My take on this was gained by sitting on my city's code review board which was tasked with reviewing the new IBC 2000.  It references ASCE 7-98 and includes the language that you wrote above.

What it essentially does, is negate the 1/3 stress increase for the wind load combinations listed.  Keep in mind that the wind loads you get from ASCE 7-98 are not the same wind loads that the older ASD was based on (the newer loads based on a 3 second gust).

The IBC 2000 includes, however, an alternate series of load combinations that allow the 1/3 stress increase.  These combinations have a factor, called omega, that is applied to the W (wind) in the combo.  

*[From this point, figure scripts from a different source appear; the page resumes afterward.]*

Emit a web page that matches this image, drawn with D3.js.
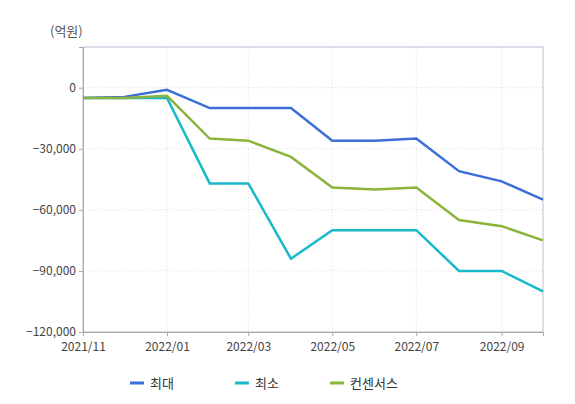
<!DOCTYPE html>
<html><head><meta charset="utf-8">
<script src="https://cdn.jsdelivr.net/npm/d3@7"></script>
<style>body{margin:0;background:#fff}text{font-family:"Noto Sans CJK KR","DejaVu Sans",sans-serif}</style>
</head><body><svg id="c" width="575" height="404"></svg>
<script>
// 월별 데이터 (억원)
const months = ["2021/11","2021/12","2022/01","2022/02","2022/03","2022/04","2022/05","2022/06","2022/07","2022/08","2022/09","2022/10"];
const maxVals = [-5000,-4500,-1000,-10000,-10000,-10000,-26000,-26000,-25000,-41000,-46000,-55000];
const minVals = [-5000,-5000,-5000,-47000,-47000,-84000,-70000,-70000,-70000,-90000,-90000,-100000];
const consVals = [-5000,-5000,-4000,-25000,-26000,-34000,-49000,-50000,-49000,-65000,-68000,-75000];
const xTicks = ["2021/11","2022/01","2022/03","2022/05","2022/07","2022/09"];
const yTicks = [0,-30000,-60000,-90000,-120000];
const series = [
  {name:"최대", values:maxVals, color:"#3a6fd8"},
  {name:"최소", values:minVals, color:"#1ab8c8"},
  {name:"컨센서스", values:consVals, color:"#8cb43c"}
];

const svg = d3.select("#c");
const L = 83, R = 543, T = 47, B = 332;
const parse = d3.timeParse("%Y/%m");
const x = d3.scaleTime().domain([parse("2021/11"), parse("2022/10")]).range([L, R]);
const y = d3.scaleLinear().domain([-120000, 20000]).range([B, T]);

// 그리드
svg.selectAll(".gy").data(yTicks).enter().append("line")
  .attr("x1", L).attr("x2", R).attr("y1", d => y(d)).attr("y2", d => y(d))
  .attr("stroke", "#ddd").attr("stroke-dasharray", "1,2");
svg.selectAll(".gx").data(xTicks).enter().append("line")
  .attr("x1", d => x(parse(d))).attr("x2", d => x(parse(d))).attr("y1", T).attr("y2", B)
  .attr("stroke", "#ddd").attr("stroke-dasharray", "1,2");

svg.append("rect").attr("x", L).attr("y", T).attr("width", R - L).attr("height", B - T)
  .attr("fill", "none").attr("stroke", "#c9b6d6");

const fmt = d3.format(",");
svg.append("g").attr("transform", `translate(${L},0)`)
  .call(d3.axisLeft(y).tickValues(yTicks).tickFormat(fmt).tickSize(4))
  .call(g => g.select(".domain").attr("stroke", "#aaa"))
  .call(g => g.selectAll(".tick line").attr("stroke", "#aaa"))
  .call(g => g.selectAll("text").attr("fill", "#444").attr("font-size", 12));

svg.append("g").attr("transform", `translate(0,${B})`)
  .call(d3.axisBottom(x).tickValues(xTicks.map(parse)).tickFormat(d3.timeFormat("%Y/%m")).tickSize(4))
  .call(g => g.select(".domain").attr("stroke", "#aaa"))
  .call(g => g.selectAll(".tick line").attr("stroke", "#aaa"))
  .call(g => g.selectAll("text").attr("fill", "#444").attr("font-size", 12).attr("dy", "1em"));

svg.append("text").attr("x", 50).attr("y", 36).attr("font-size", 13).attr("fill", "#555").text("(억원)");

const line = d3.line().x((d, i) => x(parse(months[i]))).y(d => y(d));
[series[1], series[0], series[2]].forEach(s => {
  svg.append("path").datum(s.values).attr("d", line)
    .attr("fill", "none").attr("stroke", s.color).attr("stroke-width", 2.5);
});

// 범례
const lx = [130, 235, 330];
series.forEach((s, i) => {
  const g = svg.append("g").attr("transform", `translate(${lx[i]},383)`);
  g.append("line").attr("x1", 0).attr("x2", 14).attr("stroke", s.color).attr("stroke-width", 3);
  g.append("text").attr("x", 20).attr("y", 5).attr("font-size", 13).attr("fill", "#333").text(s.name);
});
</script></body></html>
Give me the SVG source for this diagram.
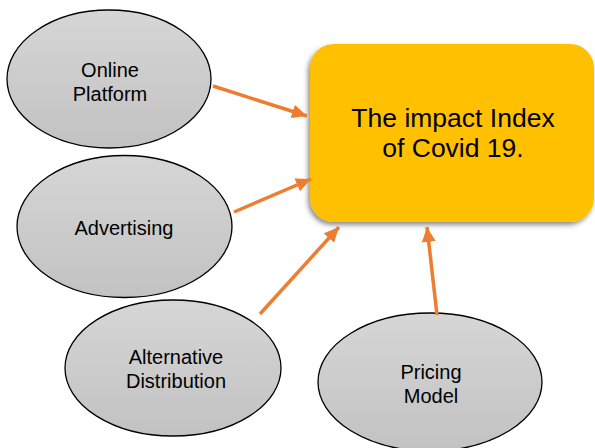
<svg xmlns="http://www.w3.org/2000/svg" width="595" height="448" viewBox="0 0 595 448">
<style>
.node ellipse{fill:url(#g);stroke:#000;stroke-width:1.3}
.lbl{font-family:"Liberation Sans",Arial,sans-serif;font-size:20px;fill:#000;text-anchor:middle}
.main{font-family:"Liberation Sans",Arial,sans-serif;font-size:26.5px;fill:#000;text-anchor:middle}
.conn line{stroke:#ED7D31;stroke-width:3.5;marker-end:url(#ah)}
</style>
<defs>
<linearGradient id="g" x1="0" y1="0" x2="0" y2="1">
<stop offset="0" stop-color="#D6D6D6"/>
<stop offset="1" stop-color="#C2C2C2"/>
</linearGradient>
<filter id="sh" x="-10%" y="-10%" width="120%" height="130%">
<feDropShadow dx="-2" dy="3" stdDeviation="2.5" flood-color="#000" flood-opacity="0.45"/>
</filter>
<marker id="ah" markerUnits="userSpaceOnUse" markerWidth="16" markerHeight="14" refX="15" refY="7" orient="auto">
<path d="M0,0 L15,7 L0,14 Z" fill="#ED7D31"/>
</marker>
</defs>
<g id="center">
<rect x="310" y="44" width="284" height="178" rx="24" fill="#FFC000" filter="url(#sh)"/>
<text class="main" x="453" y="127">The impact Index</text>
<text class="main" x="453" y="157">of Covid 19.</text>
</g>
<g id="online" class="node">
<ellipse cx="109" cy="79" rx="102" ry="69"/>
<text class="lbl" x="110" y="77">Online</text>
<text class="lbl" x="110" y="101">Platform</text>
</g>
<g id="advertising" class="node">
<ellipse cx="124.5" cy="226.5" rx="107.5" ry="71"/>
<text class="lbl" x="124" y="235">Advertising</text>
</g>
<g id="alternative" class="node">
<ellipse cx="173" cy="368" rx="108" ry="68"/>
<text class="lbl" x="176" y="364">Alternative</text>
<text class="lbl" x="176" y="388">Distribution</text>
</g>
<g id="pricing" class="node">
<ellipse cx="430" cy="382" rx="112" ry="69"/>
<text class="lbl" x="431" y="379">Pricing</text>
<text class="lbl" x="431" y="403">Model</text>
</g>
<g id="connectors" class="conn">
<line x1="213" y1="86" x2="307" y2="116"/>
<line x1="234" y1="212" x2="311" y2="179"/>
<line x1="260" y1="314" x2="339" y2="227"/>
<line x1="437" y1="315" x2="427" y2="227"/>
</g>
</svg>
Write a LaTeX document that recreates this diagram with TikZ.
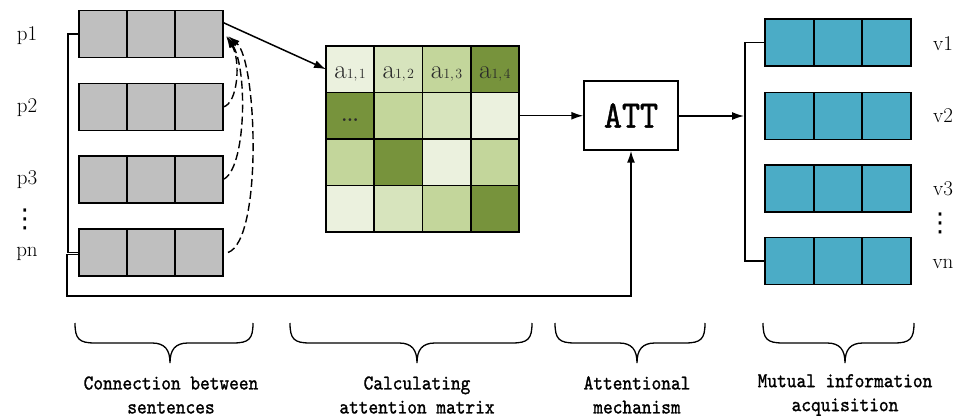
\documentclass[tikz,border=0pt]{standalone}
\usepackage{fontspec}
\usetikzlibrary{arrows.meta}
\newfontfamily\cmono{lmmono10-regular.otf}[FakeStretch=0.88,FakeBold=1.2]
\newfontfamily\djv{DejaVu Sans}
\definecolor{boxgray}{HTML}{BFBFBF}
\definecolor{vteal}{HTML}{4BACC6}
\definecolor{ga}{HTML}{EBF1DE}
\definecolor{gb}{HTML}{D7E4BD}
\definecolor{gc}{HTML}{C3D69B}
\definecolor{gd}{HTML}{77933C}
\definecolor{celltext}{HTML}{2A2A2A}
\newcommand\mybrace[3]{%
  \draw[bracestyle] (#1,323) .. controls (#1,339) and ({#1+4},343) .. ({#1+20},343)
    -- ({#2-18},343) .. controls ({#2-5},343) and (#2,350) .. (#2,363)
    .. controls (#2,350) and ({#2+5},343) .. ({#2+18},343)
    -- ({#3-20},343) .. controls ({#3-4},343) and (#3,339) .. (#3,323);}
\begin{document}
\begin{tikzpicture}[x=1pt,y=-1pt,
  rowbox/.style={draw=black,line width=1.6pt,minimum width=144pt,minimum height=47pt,inner sep=0pt,outer sep=0pt,fill=boxgray},
  vbox/.style={rowbox,minimum width=146pt,fill=vteal},
  divider/.style={line width=1.6pt},
  cell/.style={draw=black,line width=1.6pt,minimum width=48.25pt,minimum height=46.5pt,inner sep=0pt,outer sep=0pt},
  conn/.style={line width=1.5pt},
  arr/.style={conn,-{Latex[length=12pt,width=8pt]}},
  darr/.style={line width=1.4pt,dash pattern=on 8pt off 4pt,-{Latex[length=12pt,width=7pt]}},
  bracestyle/.style={line width=1.3pt},
  lab/.style={font=\fontsize{21}{22}\selectfont,inner sep=0pt},
  dotsty/.style={font=\djv\fontsize{26}{26}\selectfont,inner sep=0pt},
  captext/.style={font=\cmono\fontsize{21}{24}\selectfont,align=center,inner sep=0pt},
  celllab/.style={text=celltext,inner sep=0pt,font=\fontsize{27}{28}\selectfont}
]
\useasboundingbox (0,0) rectangle (960,419);

% left row boxes
\node[rowbox] (P1) at (151,34) {};
\node[rowbox] (P2) at (151,107) {};
\node[rowbox] (P3) at (151,179.5) {};
\node[rowbox] (Pn) at (151,252.5) {};
\foreach \b in {P1,P2,P3,Pn}{
  \draw[divider] ([xshift=48pt]\b.north west) -- ([xshift=48pt]\b.south west);
  \draw[divider] ([xshift=96pt]\b.north west) -- ([xshift=96pt]\b.south west);
}
\node[lab] (lp1) at (27,36) {p1};
\node[lab] (lp2) at (27,108) {p2};
\node[lab] (lp3) at (27,180) {p3};
\node[dotsty] (lpd) at (25,219) {⋮};
\node[lab] (lpn) at (27,254) {pn};

% right row boxes
\node[vbox] (V1) at (838,42.5) {};
\node[vbox] (V2) at (838,116) {};
\node[vbox] (V3) at (838,188.5) {};
\node[vbox] (Vn) at (838,261) {};
\foreach \b in {V1,V2,V3,Vn}{
  \draw[divider] ([xshift=49pt]\b.north west) -- ([xshift=49pt]\b.south west);
  \draw[divider] ([xshift=97pt]\b.north west) -- ([xshift=97pt]\b.south west);
}
\node[lab] (lv1) at (943,44) {v1};
\node[lab] (lv2) at (943,116) {v2};
\node[lab] (lv3) at (943,189) {v3};
\node[dotsty] (lvd) at (940,223) {⋮};
\node[lab] (lvn) at (943,264) {vn};

% matrix
\foreach \r/\cols in {1/{ga,gb,gc,gd},2/{gd,gc,gb,ga},3/{gc,gd,ga,gc},4/{ga,gb,gc,gd}}{
  \foreach \c [count=\j] in \cols {
    \node[cell,fill=\c] (m\r\j) at ({326+48.25*(\j-0.5)},{46+46.5*(\r-0.5)}) {};
  }
}
\foreach \j in {1,2,3,4}{
  \node[celllab,anchor=base] (t\j) at ([yshift=-9pt]m1\j.center) {a{\fontsize{14}{14}\selectfont 1,\kern1.5pt\j}};
}
\node[celllab,anchor=base,font=\fontsize{34}{34}\selectfont] (tdots) at ([yshift=-6pt]m21.center) {\ldots};

% ATT
\node[draw=black,line width=1.5pt,minimum width=94pt,minimum height=69pt,inner sep=0pt,fill=white,
  font=\cmono\fontsize{39}{39}\selectfont] (ATT) at (631,115.5) {ATT};

% connectors
\draw[arr] ([yshift=-12pt]P1.north east) -- (m11.west);
\draw[arr] (m24.east) -- (m24.east -| ATT.west);
\coordinate (Rin) at (744,116);
\draw[arr] (ATT.east |- Rin) -- (Rin);
\draw[conn] (V1.west) -- ++(-20,0) |- (Vn.west);
\draw[conn] (P1.west) -- ++(-11,0) |- (Pn.west);
\coordinate (BL) at (67,296);
\draw[arr] ([yshift=-2pt]Pn.west) -| (BL) -| (ATT.south);

% dashed feedback arrows
\draw[darr] (P2.east) .. controls (238,104) and (241,60) .. (226,36);
\draw[darr] (P3.east) .. controls (246,170) and (248,70) .. (227,36);
\draw[darr] ([xshift=5pt]Pn.east) .. controls (263,240) and (257,60) .. (228,36);

% braces
\mybrace{75}{170}{253}
\mybrace{290}{417}{532}
\mybrace{555}{637}{705}
\mybrace{763}{845}{914}

\node[captext] (c1) at (171,395) {Connection between\\sentences};
\node[captext] (c2) at (417,395) {Calculating\\attention matrix};
\node[captext] (c3) at (637,395) {Attentional\\mechanism};
\node[captext] (c4) at (845,395) {Mutual information\\acquisition};
\end{tikzpicture}
\end{document}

So, if you design under a code that references AISC ASD and uses the older wind maps, you can continue to use the 1/3 increase.  If your wind loads come from the new map, and you are designing under IBC 2000/ASCE 7-98, the 1/3 increase no longer can be used.

RE: Uplift on Foundation

One interpretation of the 7-98 ASD provision (which is consistent with its commentary) is that you cannot use the 1/3 increase if using the FACTORED loadings; however, it does not preclude the 1/3 increase otherwise.

To reiterate a previous point, the load application and stress analysis are separate entities with load application being universal while stress analysis is material dependent.  The concept of ASD increases for transient loads should be even more prominent for the 3 second gust than for the fastest mile wind speeds.